Thermostat: on/off vs PID

A thermostat implements temperature regulation with hysteresis or proportional control: heating or cooling runs until the measured temperature crosses a setpoint band, preventing rapid on-off chattering from sensor noise. Simple bang-bang control flips at high and low thresholds; more advanced digital thermostats approximate PID behavior or model predictive schedules. The simulator connects the *control law* to the *thermal inertia* of a room or vessel—capacity, losses to ambient, and actuator power limit how quickly temperature can change. Idealizations often use a first- or second-order thermal model without spatial gradients, assuming a single well-mixed temperature and instantaneous actuator response. Students see why overshoot appears when gain is too aggressive, why deadband saves wear on compressors, and why feed-forward (weather, occupancy) improves comfort in real products.

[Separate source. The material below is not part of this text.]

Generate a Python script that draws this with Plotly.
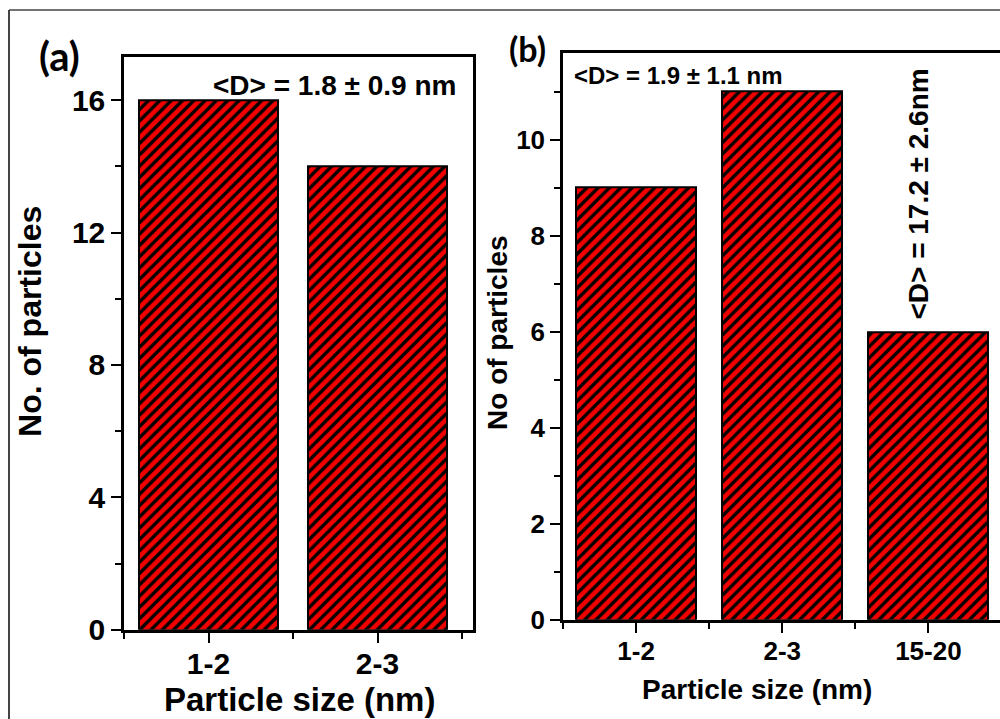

Who it's for: Introductory control or HVAC students linking household thermostats to feedback concepts taught with the PID and governor simulators.

Key terms

  • Setpoint
  • Hysteresis
  • Bang-bang control
  • Deadband
  • Thermal inertia
  • Heat loss
  • Feedback
  • Overshoot

How it works

First-order room model: dT/dt = −k(T−T_amb) + P·u with u ∈ [0,1] heater power. On/off control uses hysteresis around the setpoint to avoid chattering. PID smoothly modulates power and usually settles with less overshoot when gains are tuned.

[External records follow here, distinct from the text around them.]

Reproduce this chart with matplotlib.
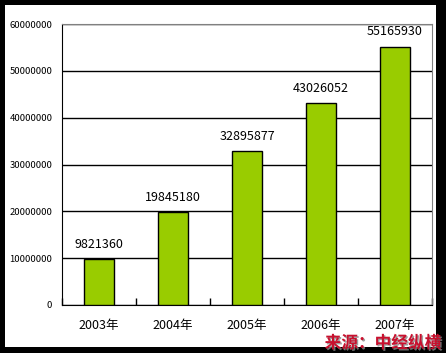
import matplotlib
matplotlib.use('Agg')
import numpy as np
from matplotlib import pyplot as plt
from matplotlib.patches import Rectangle
import matplotlib.patheffects as pe

plt.rcParams['font.family'] = ['Noto Sans CJK SC', 'DejaVu Sans']

years = ['2003年', '2004年', '2005年', '2006年', '2007年']
values = [9821360, 19845180, 32895877, 43026052, 55165930]
yticks = [0, 10000000, 20000000, 30000000, 40000000, 50000000, 60000000]

fig = plt.figure(figsize=(4.46, 3.53), dpi=100)
fig.patch.set_facecolor('black')
# white inner panel
fig.add_artist(Rectangle((5/446, 6/353), 431/446, 342/353, transform=fig.transFigure,
                         facecolor='white', edgecolor='none', zorder=0))

ax = fig.add_axes([62/446, 48/353, 370/446, 281/353])
x = np.arange(len(years))
ax.bar(x, values, width=0.4, color='#99CC00', edgecolor='black', linewidth=1, zorder=3)

for xi, v in zip(x, values):
    ax.annotate(str(v), (xi, v), xytext=(0, 6), textcoords='offset points',
                ha='center', va='bottom', fontsize=9, color='black')

ax.set_xlim(-0.5, len(years) - 0.5)
ax.set_ylim(0, 60000000)
ax.set_yticks(yticks)
ax.set_yticklabels([str(t) for t in yticks], fontsize=6.8)
ax.set_xticks(x)
ax.set_xticklabels(years, fontsize=9)
ax.set_xticks(np.arange(len(years) + 1) - 0.5, minor=True)
ax.tick_params(axis='y', length=0, pad=7)
ax.tick_params(axis='x', which='major', length=0, pad=10)
ax.tick_params(axis='x', which='minor', direction='in', length=5, width=1)
ax.yaxis.grid(True, color='black', linewidth=1, zorder=1)
ax.set_axisbelow(True)
for s in ['left', 'bottom']:
    ax.spines[s].set_color('black')
for s in ['top', 'right']:
    ax.spines[s].set_color('#808080')

fig.text(441/446, 10/353, '来源：中经纵横', ha='right', va='center', fontsize=12,
         fontweight='bold', color='#C8102E',
         path_effects=[pe.withSimplePatchShadow(offset=(1, -1), shadow_rgbFace='#888888', alpha=0.8)])

fig.savefig('out.png', dpi=100, facecolor=fig.get_facecolor())
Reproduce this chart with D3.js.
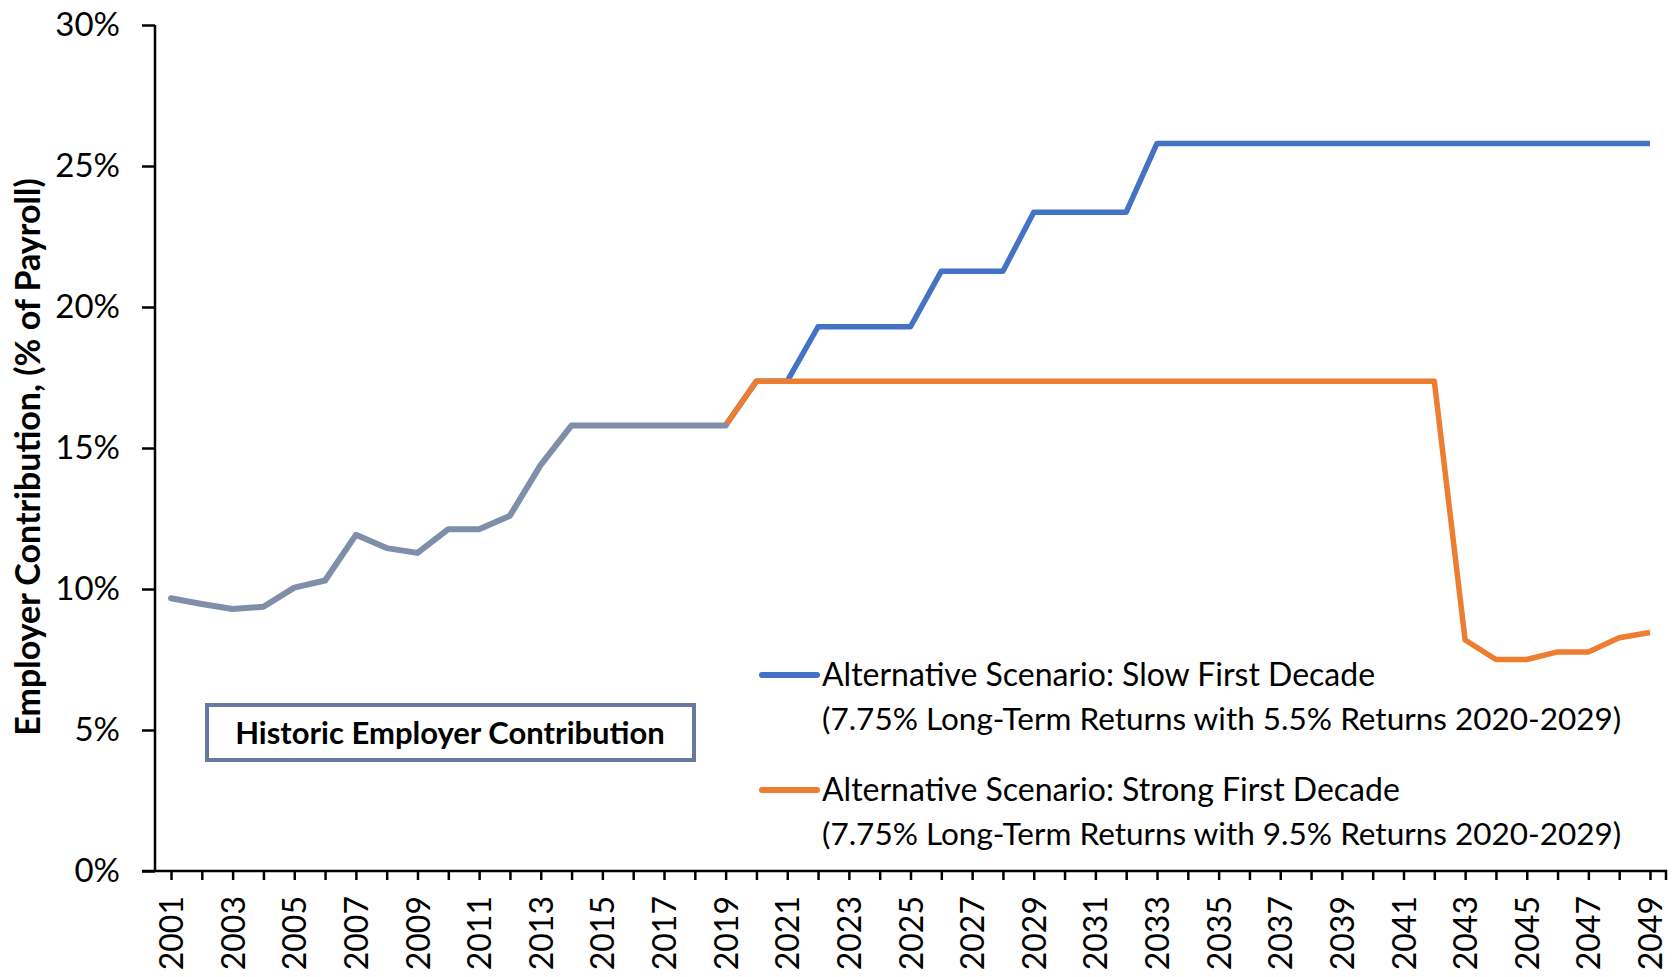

Frequently asked questions

Why not heat exactly to the setpoint and stop?
Real sensors lag, and heat keeps flowing after the actuator turns off. Without hysteresis or a modulating valve, the system would chatter—rapidly cycling on and off—which is inefficient and hard on equipment.
Is this the same mathematics as the PID cart demo?
Same family of ideas—error-driven feedback—but thermal plants are slow, often dominated by long time constants, so proportional-only or PI loops are common and derivative action must be filtered against sensor noise.
What does thermal mass change in the plots?
Larger capacitance slows temperature swings, smoothing disturbances but delaying response. It is analogous to a larger time constant in an RC circuit.
Do smart thermostats violate these basics?
They add scheduling, occupancy sensing, and sometimes weather prediction, but the core still closes a loop between measured temperature and actuator commands.